Speaking to FMT under conditions of strict anonymity, the source told FMT that the “other ways” to probe the claims against the PKR leader would include establishing Anwar’s whereabouts on Oct 2 last year, the day the alleged assault took place.
Bukit Aman’s Classified Criminal Investigation Unit this week launched a probe under Section 354 of the Penal Code, which deals with using criminal force to outrage a person’s modesty, based on a police report filed by Yusoff on Dec 7.
Yusoff, a grandson of late Penang consumer advocate SM Idris, was questioned for hours at Bukit Aman accompanied by his lawyer Haniff Khatri Abdulla. In his statutory declaration, Yusoff said he had thwarted Anwar’s attempt to outrage his modesty when the two met at the PKR president’s house on Oct 2 last year.

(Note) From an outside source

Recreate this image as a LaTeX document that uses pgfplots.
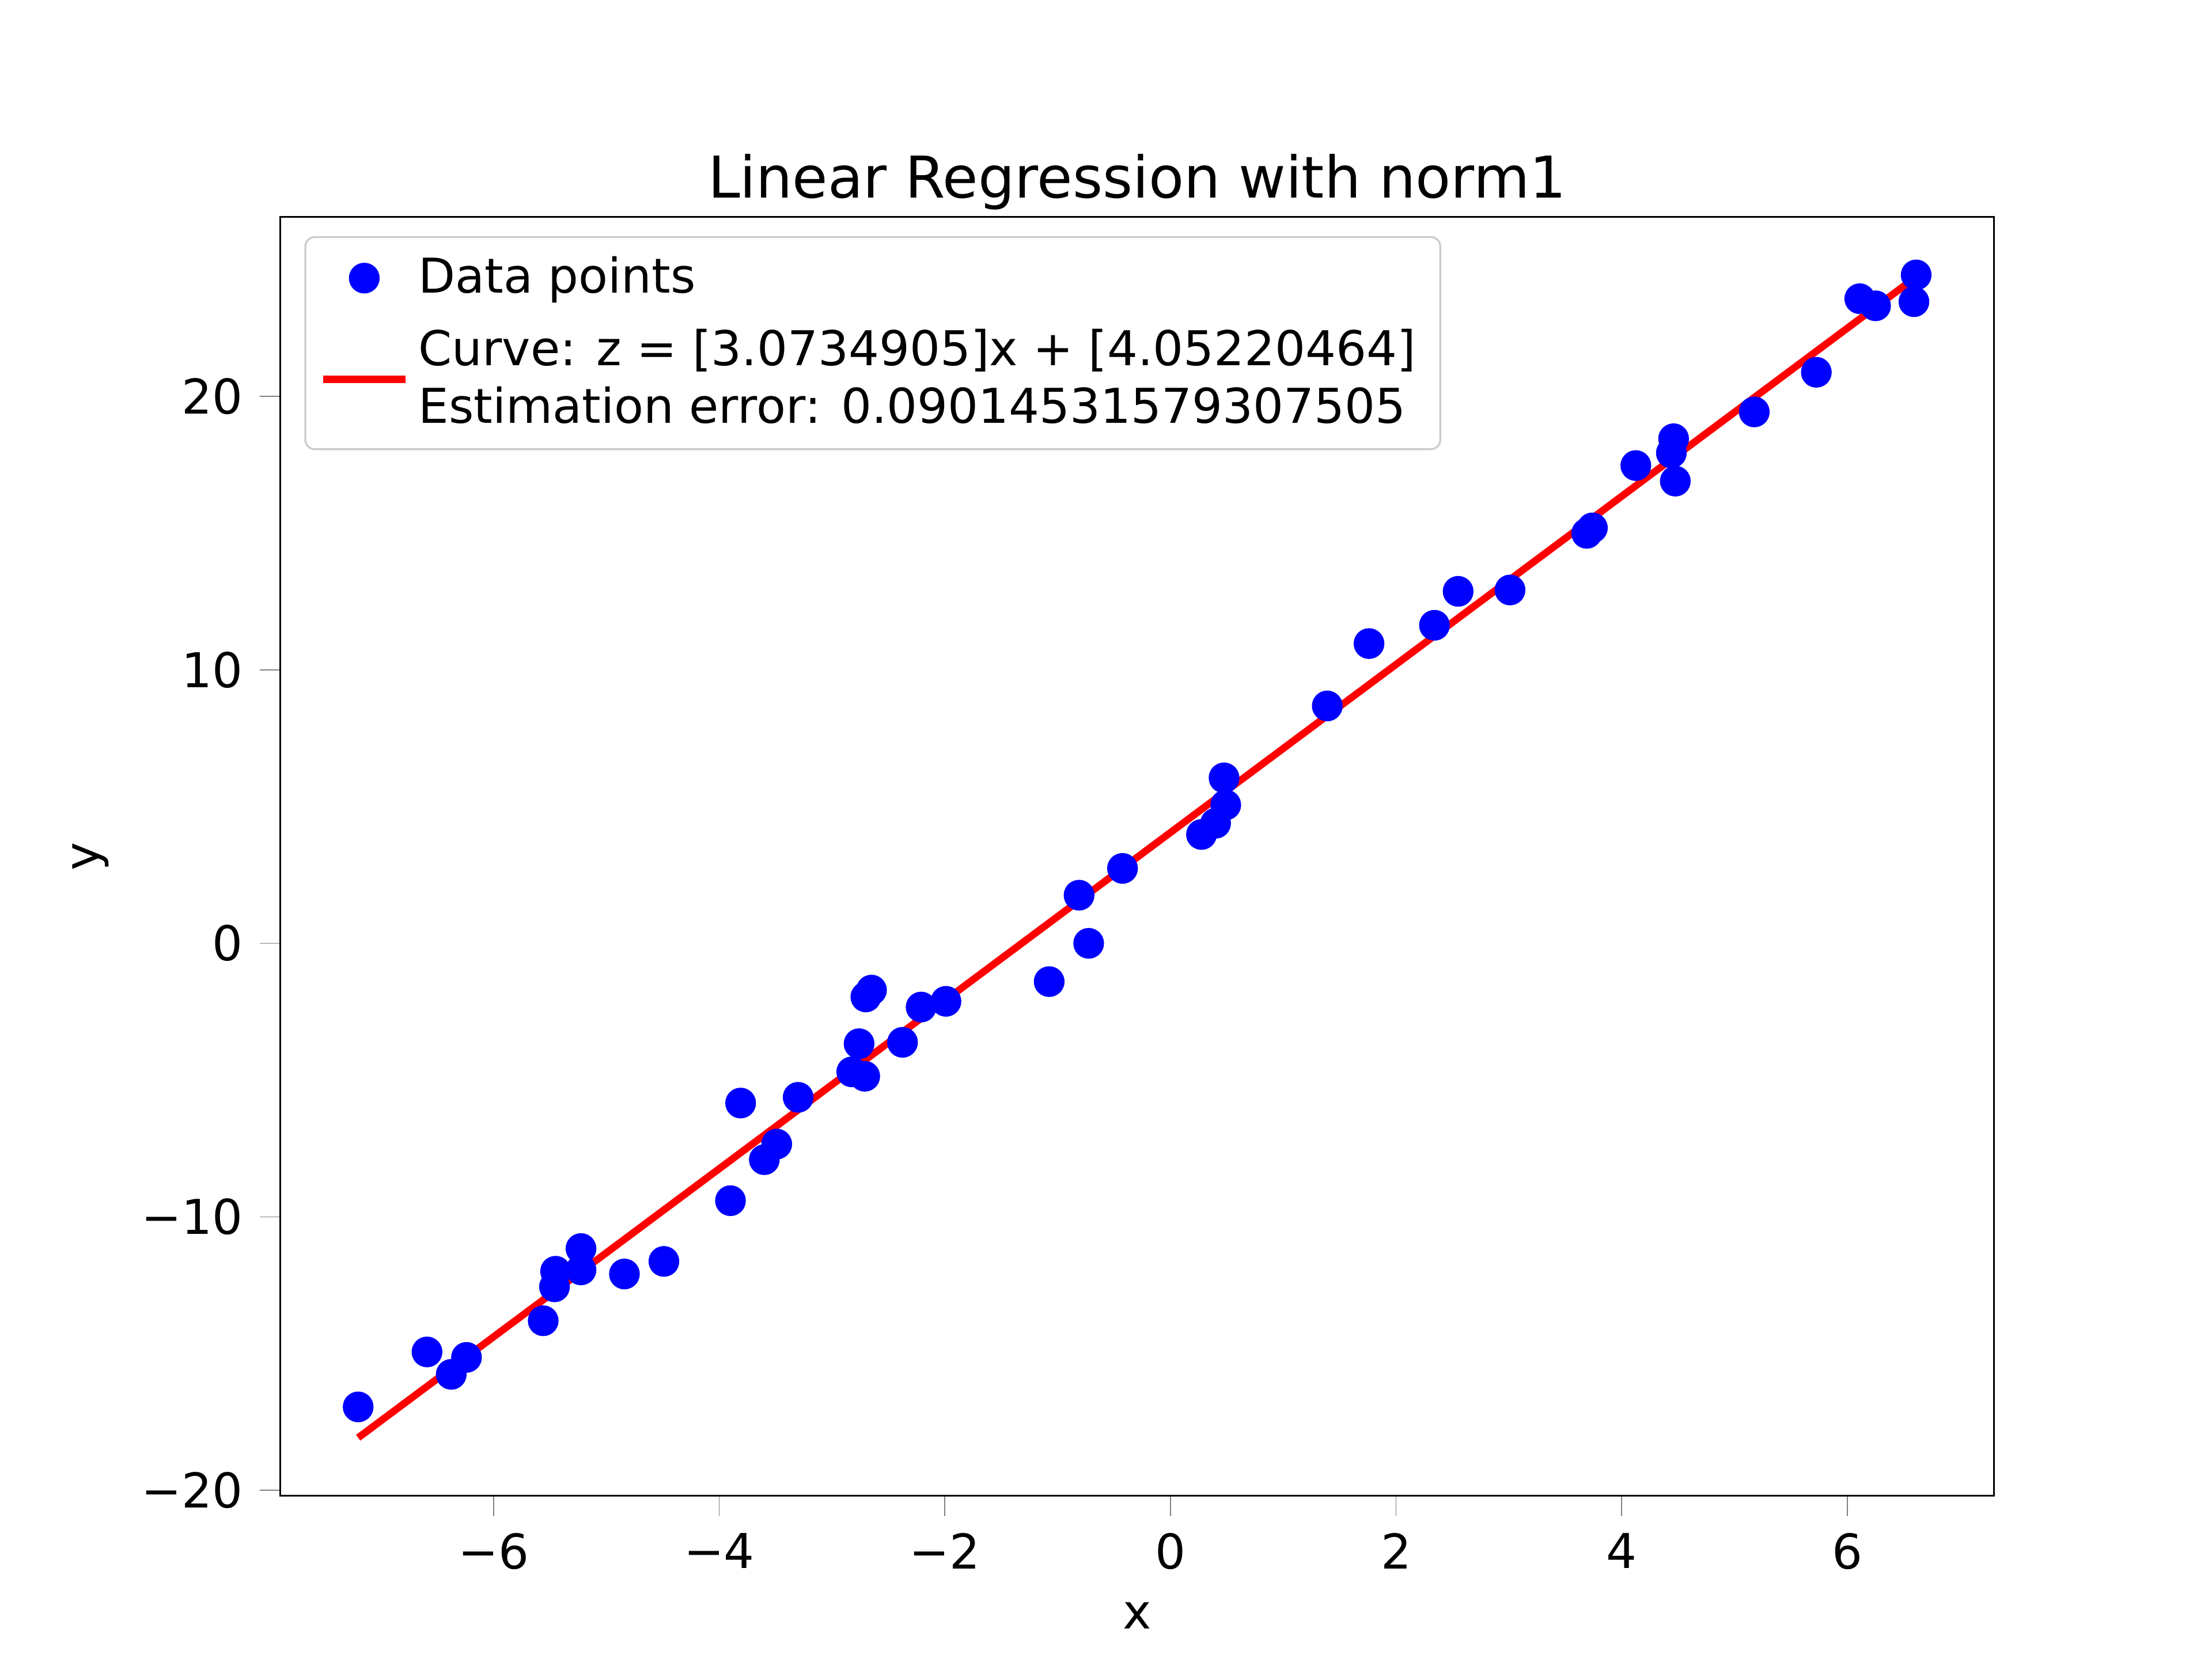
\documentclass[border=0pt]{standalone}
\usepackage{pgfplots}
\pgfplotsset{compat=1.18}
\usepackage{fontspec}
\setmainfont{DejaVu Sans}
\begin{document}
\begin{tikzpicture}
\path[use as bounding box] (-58.4pt,-34pt) rectangle (402.4pt,311.6pt);
\begin{axis}[
  scale only axis, width=357pt, height=266.4pt,
  xmin=-7.89, xmax=7.3, ymin=-20.2, ymax=26.56,
  xtick={-6,-4,-2,0,2,4,6}, xticklabels={−6,−4,−2,0,2,4,6},
  ytick={-20,-10,0,10,20}, yticklabels={−20,−10,0,10,20},
  tick align=outside, tick pos=left,
  ticklabel style={font=\fontsize{10}{12}\selectfont},
  xlabel={x}, ylabel={y},
  label style={font=\fontsize{10}{12}\selectfont},
  title={Linear Regression with norm1},
  title style={font=\fontsize{12}{14}\selectfont, yshift=-8pt},
  legend style={at={(0.014,0.985)}, anchor=north west, draw=gray!40, rounded corners=2pt, font=\fontsize{10}{12}\selectfont, nodes={align=left}, row sep=2pt},
  legend cell align=left,
]
\addplot[only marks, mark=*, mark size=3pt, blue, mark options={draw=blue, fill=blue}] coordinates {
(-7.2,-16.95) (-6.59,-14.94) (-6.375,-15.76) (-6.24,-15.14) (-5.56,-13.8)
(-5.46,-12.56) (-5.45,-11.99) (-5.225,-11.16) (-5.225,-11.94) (-4.84,-12.09)
(-4.49,-11.63) (-3.9,-9.41) (-3.81,-5.84) (-3.6,-7.91) (-3.49,-7.34)
(-3.3,-5.63) (-2.825,-4.70) (-2.76,-3.67) (-2.71,-4.86) (-2.70,-1.96)
(-2.65,-1.71) (-2.375,-3.62) (-2.21,-2.33) (-1.99,-2.12) (-1.075,-1.40)
(-0.81,1.76) (-0.725,0) (-0.425,2.74) (0.275,3.98) (0.4,4.39)
(0.475,6.05) (0.49,5.06) (1.39,8.68) (1.76,10.96) (2.34,11.63)
(2.55,12.87) (3.01,12.92) (3.69,14.99) (3.74,15.19) (4.125,17.47)
(4.44,17.93) (4.46,18.45) (4.475,16.9) (5.175,19.43) (5.725,20.88)
(6.11,23.57) (6.25,23.31) (6.59,23.46) (6.61,24.44)
};
\addlegendentry{Data points}
\addplot[red, line width=1.5pt] coordinates {(-7.2,-18.077) (6.61,24.368)};
\addlegendentry{Curve: z = [3.0734905]x + [4.05220464]\\Estimation error: 0.09014531579307505}
\end{axis}
\end{tikzpicture}
\end{document}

Yesterday, police visited the PKR leader’s house in Bukit Segambut, after taking a statement from Anwar at Bukit Aman.
“Officers are believed to have inspected several areas in the house which Yusoff Rawther referred to during questioning at the Bukit Aman police headquarters,” the source told FMT.
Oct 2, 2018 was just days after Anwar was nominated to contest the Port Dickson by-election, where he later won handsomely to make a parliamentary comeback.
While Anwar had a busy schedule with campaigning during that period, news reports have also placed the PKR leader in Kuala Lumpur, where he spoke at a memorial held for Mahatma Gandhi in Brickfields.
“That’s the easy part. The more difficult part is to establish specifics, and ultimately, the truth,” said the source.
The source further said he would not be surprised if investigators seriously contemplate the use of a polygraph test, the results of which can be admissible in court based on a judge’s discretion.
“But at this stage, it helps investigators to sift through the claims,” he added.
Polygraph tests, which have been used by the police, armed forces and Malaysian Anti-Corruption Commission in their investigations, give physiological indicators such as blood pressure, pulse and respiration during questioning.
“But a person must agree to undergo the test,” said the source, who also added that polygraph tests are not necessarily an accurate lie detector as widely believed.